## [INSTRUCTION]
From the listing below, output the lines between the one with "Generate a web" and the one with "9848, 9941, 9899];", including those two, and nothing else. Pictures are not copied.
--- BEGIN INFORMATION SUPPLIED ---
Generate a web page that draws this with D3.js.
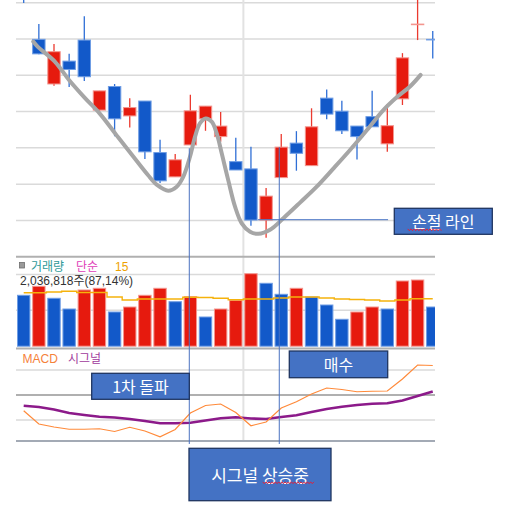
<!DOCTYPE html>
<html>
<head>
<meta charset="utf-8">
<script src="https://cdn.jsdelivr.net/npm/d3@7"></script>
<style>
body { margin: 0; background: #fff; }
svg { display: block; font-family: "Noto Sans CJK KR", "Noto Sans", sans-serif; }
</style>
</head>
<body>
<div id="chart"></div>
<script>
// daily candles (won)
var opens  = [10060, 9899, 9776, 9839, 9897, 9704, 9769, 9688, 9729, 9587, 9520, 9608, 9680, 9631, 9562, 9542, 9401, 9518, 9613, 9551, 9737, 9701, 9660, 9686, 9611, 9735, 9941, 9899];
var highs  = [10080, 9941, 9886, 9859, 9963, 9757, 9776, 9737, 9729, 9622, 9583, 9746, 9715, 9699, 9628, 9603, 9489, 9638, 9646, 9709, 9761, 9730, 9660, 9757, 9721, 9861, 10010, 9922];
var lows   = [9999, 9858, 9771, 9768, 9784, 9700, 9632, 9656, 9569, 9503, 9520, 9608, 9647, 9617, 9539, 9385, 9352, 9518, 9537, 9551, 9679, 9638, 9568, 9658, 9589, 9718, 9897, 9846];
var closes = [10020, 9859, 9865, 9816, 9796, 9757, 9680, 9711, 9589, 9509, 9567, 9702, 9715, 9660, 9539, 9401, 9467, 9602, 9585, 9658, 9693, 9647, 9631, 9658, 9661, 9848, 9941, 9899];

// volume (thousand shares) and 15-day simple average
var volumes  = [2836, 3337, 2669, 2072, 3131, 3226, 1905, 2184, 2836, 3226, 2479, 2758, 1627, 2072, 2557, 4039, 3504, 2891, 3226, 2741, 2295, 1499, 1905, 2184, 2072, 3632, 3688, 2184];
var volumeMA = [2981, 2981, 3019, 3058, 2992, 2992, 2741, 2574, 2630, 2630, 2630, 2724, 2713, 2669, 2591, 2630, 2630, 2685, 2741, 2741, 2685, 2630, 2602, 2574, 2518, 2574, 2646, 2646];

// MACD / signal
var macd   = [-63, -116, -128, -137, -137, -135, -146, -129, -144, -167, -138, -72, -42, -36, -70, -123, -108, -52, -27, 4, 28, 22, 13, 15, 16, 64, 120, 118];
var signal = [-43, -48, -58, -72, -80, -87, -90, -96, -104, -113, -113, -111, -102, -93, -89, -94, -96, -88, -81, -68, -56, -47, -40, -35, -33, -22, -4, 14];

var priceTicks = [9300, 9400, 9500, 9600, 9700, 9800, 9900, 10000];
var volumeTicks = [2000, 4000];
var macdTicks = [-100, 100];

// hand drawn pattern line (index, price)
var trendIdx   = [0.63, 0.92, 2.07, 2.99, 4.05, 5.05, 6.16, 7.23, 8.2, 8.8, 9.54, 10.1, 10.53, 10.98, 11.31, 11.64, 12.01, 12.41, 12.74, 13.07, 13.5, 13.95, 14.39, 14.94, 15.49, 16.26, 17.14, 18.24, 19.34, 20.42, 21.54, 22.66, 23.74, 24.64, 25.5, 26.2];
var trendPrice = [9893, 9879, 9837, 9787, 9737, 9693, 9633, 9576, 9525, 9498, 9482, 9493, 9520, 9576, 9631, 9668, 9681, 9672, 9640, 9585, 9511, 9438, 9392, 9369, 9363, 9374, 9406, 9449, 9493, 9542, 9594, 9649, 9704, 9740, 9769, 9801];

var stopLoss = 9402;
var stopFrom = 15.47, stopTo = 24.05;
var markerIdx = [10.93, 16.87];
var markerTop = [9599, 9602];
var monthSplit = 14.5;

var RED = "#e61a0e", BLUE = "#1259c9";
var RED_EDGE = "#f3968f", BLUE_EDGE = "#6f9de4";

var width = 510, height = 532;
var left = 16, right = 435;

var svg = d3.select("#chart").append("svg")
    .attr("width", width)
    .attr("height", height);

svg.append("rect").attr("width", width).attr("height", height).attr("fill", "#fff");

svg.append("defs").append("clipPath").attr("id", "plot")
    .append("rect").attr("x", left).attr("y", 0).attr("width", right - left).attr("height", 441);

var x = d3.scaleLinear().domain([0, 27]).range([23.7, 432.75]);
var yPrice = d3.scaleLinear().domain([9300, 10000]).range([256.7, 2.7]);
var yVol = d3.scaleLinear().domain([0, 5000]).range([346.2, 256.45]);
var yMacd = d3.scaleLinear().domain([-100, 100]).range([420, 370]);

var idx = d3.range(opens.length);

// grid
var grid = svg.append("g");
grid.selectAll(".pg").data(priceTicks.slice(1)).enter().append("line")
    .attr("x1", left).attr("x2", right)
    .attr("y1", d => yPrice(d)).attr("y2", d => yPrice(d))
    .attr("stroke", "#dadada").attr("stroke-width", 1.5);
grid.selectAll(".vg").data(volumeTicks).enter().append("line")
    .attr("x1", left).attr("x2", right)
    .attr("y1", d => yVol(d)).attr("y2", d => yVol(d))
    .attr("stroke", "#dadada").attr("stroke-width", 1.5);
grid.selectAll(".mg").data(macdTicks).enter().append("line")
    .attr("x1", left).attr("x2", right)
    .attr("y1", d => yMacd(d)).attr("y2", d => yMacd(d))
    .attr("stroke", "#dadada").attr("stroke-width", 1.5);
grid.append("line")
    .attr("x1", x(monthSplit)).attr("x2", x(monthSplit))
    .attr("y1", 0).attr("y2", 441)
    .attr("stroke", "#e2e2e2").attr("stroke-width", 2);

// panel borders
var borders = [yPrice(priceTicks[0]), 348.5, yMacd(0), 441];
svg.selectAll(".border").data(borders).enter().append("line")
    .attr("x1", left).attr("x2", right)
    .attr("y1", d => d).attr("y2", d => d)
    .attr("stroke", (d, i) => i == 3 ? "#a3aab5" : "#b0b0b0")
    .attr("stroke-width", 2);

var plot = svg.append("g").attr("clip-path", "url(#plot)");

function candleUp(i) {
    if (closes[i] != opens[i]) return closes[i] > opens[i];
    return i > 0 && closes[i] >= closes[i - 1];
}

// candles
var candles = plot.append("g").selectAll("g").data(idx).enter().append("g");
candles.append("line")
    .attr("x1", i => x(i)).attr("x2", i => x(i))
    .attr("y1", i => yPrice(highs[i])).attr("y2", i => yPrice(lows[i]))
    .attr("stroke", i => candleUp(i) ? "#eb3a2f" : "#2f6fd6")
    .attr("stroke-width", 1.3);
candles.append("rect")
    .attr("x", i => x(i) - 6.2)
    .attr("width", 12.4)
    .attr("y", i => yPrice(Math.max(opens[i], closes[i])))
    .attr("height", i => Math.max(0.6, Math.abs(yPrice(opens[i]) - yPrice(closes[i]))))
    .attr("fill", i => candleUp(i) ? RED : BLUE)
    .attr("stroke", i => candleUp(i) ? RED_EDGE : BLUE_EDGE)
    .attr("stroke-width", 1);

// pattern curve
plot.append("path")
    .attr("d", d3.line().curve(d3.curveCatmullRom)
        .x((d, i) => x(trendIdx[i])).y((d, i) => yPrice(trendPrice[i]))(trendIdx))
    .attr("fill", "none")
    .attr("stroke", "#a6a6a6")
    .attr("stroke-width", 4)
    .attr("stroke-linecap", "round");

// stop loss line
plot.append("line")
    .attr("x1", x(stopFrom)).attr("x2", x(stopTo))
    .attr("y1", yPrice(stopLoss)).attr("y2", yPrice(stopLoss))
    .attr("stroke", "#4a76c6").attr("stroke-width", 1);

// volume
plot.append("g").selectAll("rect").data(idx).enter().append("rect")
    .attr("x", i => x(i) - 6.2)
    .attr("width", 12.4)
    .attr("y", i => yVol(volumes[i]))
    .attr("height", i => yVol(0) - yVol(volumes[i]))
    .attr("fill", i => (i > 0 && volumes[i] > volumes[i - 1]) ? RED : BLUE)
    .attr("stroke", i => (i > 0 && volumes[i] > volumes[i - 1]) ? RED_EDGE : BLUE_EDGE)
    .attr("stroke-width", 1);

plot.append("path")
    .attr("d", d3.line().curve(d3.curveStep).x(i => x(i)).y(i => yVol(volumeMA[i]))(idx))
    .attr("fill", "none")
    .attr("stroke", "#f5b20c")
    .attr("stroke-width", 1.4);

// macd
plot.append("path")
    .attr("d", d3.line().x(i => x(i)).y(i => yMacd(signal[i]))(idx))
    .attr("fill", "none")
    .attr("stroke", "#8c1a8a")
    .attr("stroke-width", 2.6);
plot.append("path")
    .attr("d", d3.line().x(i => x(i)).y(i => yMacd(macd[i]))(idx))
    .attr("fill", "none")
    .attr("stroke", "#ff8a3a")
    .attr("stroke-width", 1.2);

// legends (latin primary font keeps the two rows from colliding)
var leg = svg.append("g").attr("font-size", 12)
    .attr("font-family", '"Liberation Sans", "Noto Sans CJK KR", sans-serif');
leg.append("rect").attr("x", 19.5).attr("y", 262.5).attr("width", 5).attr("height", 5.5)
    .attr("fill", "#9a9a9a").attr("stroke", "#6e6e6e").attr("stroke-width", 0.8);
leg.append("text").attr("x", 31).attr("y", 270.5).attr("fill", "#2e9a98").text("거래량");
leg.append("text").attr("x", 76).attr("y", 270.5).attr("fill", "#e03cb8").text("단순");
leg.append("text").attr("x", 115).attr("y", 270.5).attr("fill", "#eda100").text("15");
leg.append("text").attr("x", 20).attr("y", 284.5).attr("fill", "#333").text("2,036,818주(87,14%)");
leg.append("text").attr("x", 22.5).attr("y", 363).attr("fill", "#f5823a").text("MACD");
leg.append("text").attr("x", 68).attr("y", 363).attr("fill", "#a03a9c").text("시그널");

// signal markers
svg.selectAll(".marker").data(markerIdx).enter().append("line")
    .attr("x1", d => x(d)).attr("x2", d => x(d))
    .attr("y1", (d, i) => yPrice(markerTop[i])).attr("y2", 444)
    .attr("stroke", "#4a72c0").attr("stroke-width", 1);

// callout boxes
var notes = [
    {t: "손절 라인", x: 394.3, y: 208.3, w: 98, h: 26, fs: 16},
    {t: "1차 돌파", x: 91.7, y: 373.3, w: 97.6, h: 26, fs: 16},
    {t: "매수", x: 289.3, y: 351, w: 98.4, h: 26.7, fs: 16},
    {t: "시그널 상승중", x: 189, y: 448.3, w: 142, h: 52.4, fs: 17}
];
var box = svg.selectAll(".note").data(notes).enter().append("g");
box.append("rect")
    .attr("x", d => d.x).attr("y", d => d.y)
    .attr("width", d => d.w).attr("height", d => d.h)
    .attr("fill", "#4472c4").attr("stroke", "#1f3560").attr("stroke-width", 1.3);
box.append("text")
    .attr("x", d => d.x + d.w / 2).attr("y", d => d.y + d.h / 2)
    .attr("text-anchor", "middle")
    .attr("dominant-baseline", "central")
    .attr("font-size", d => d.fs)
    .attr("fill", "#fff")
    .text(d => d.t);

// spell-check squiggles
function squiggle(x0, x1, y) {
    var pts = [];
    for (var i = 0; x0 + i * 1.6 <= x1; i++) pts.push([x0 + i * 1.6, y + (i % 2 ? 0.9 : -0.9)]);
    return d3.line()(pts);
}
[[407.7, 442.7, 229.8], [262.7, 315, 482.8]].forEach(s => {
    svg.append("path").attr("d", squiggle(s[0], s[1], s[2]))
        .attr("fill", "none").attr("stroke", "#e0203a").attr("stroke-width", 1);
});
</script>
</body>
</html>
--- END INFORMATION SUPPLIED ---
--- BEGIN INFORMATION SUPPLIED ---
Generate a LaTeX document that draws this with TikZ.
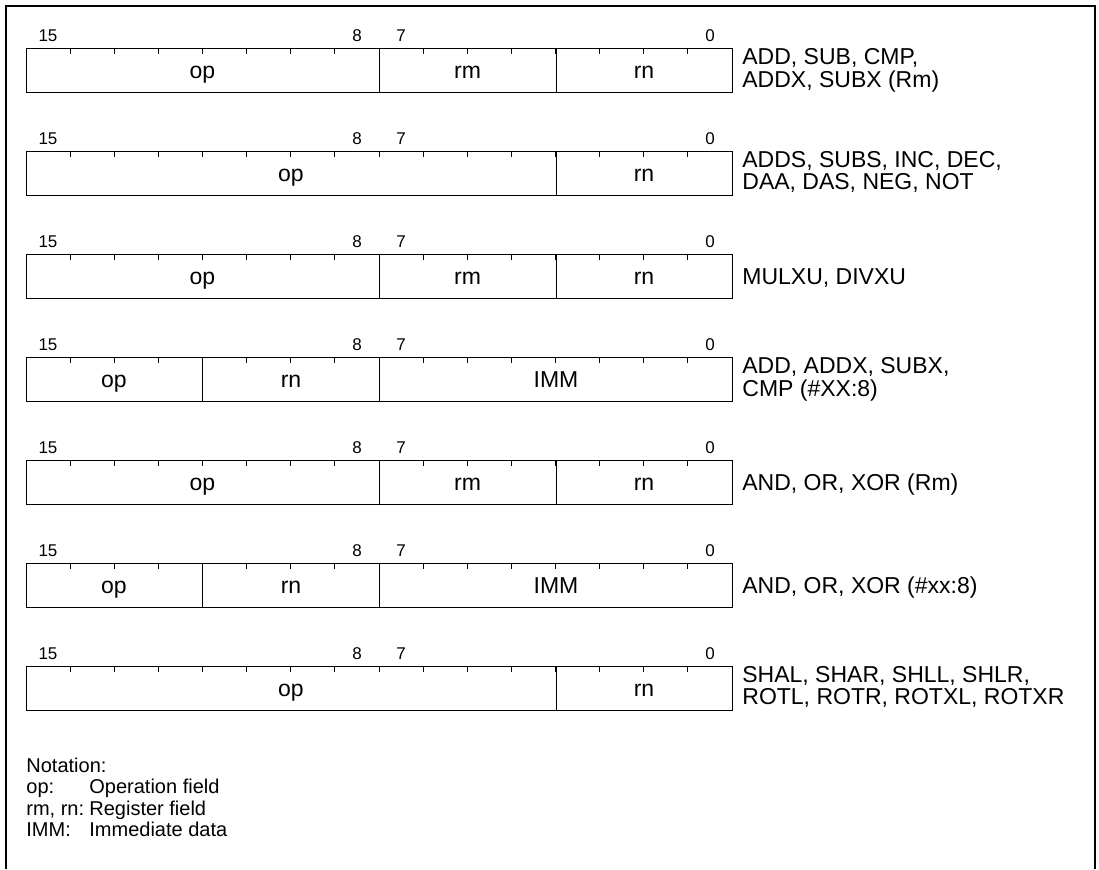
--- END INFORMATION SUPPLIED ---
## [RESPONSE]
Generate a web page that draws this with D3.js.
<!DOCTYPE html>
<html>
<head>
<meta charset="utf-8">
<script src="https://cdn.jsdelivr.net/npm/d3@7"></script>
<style>
body { margin: 0; background: #fff; }
svg { display: block; font-family: "Noto Sans CJK KR", "Noto Sans", sans-serif; }
</style>
</head>
<body>
<div id="chart"></div>
<script>
// daily candles (won)
var opens  = [10060, 9899, 9776, 9839, 9897, 9704, 9769, 9688, 9729, 9587, 9520, 9608, 9680, 9631, 9562, 9542, 9401, 9518, 9613, 9551, 9737, 9701, 9660, 9686, 9611, 9735, 9941, 9899];
var highs  = [10080, 9941, 9886, 9859, 9963, 9757, 9776, 9737, 9729, 9622, 9583, 9746, 9715, 9699, 9628, 9603, 9489, 9638, 9646, 9709, 9761, 9730, 9660, 9757, 9721, 9861, 10010, 9922];
var lows   = [9999, 9858, 9771, 9768, 9784, 9700, 9632, 9656, 9569, 9503, 9520, 9608, 9647, 9617, 9539, 9385, 9352, 9518, 9537, 9551, 9679, 9638, 9568, 9658, 9589, 9718, 9897, 9846];
var closes = [10020, 9859, 9865, 9816, 9796, 9757, 9680, 9711, 9589, 9509, 9567, 9702, 9715, 9660, 9539, 9401, 9467, 9602, 9585, 9658, 9693, 9647, 9631, 9658, 9661, 9848, 9941, 9899];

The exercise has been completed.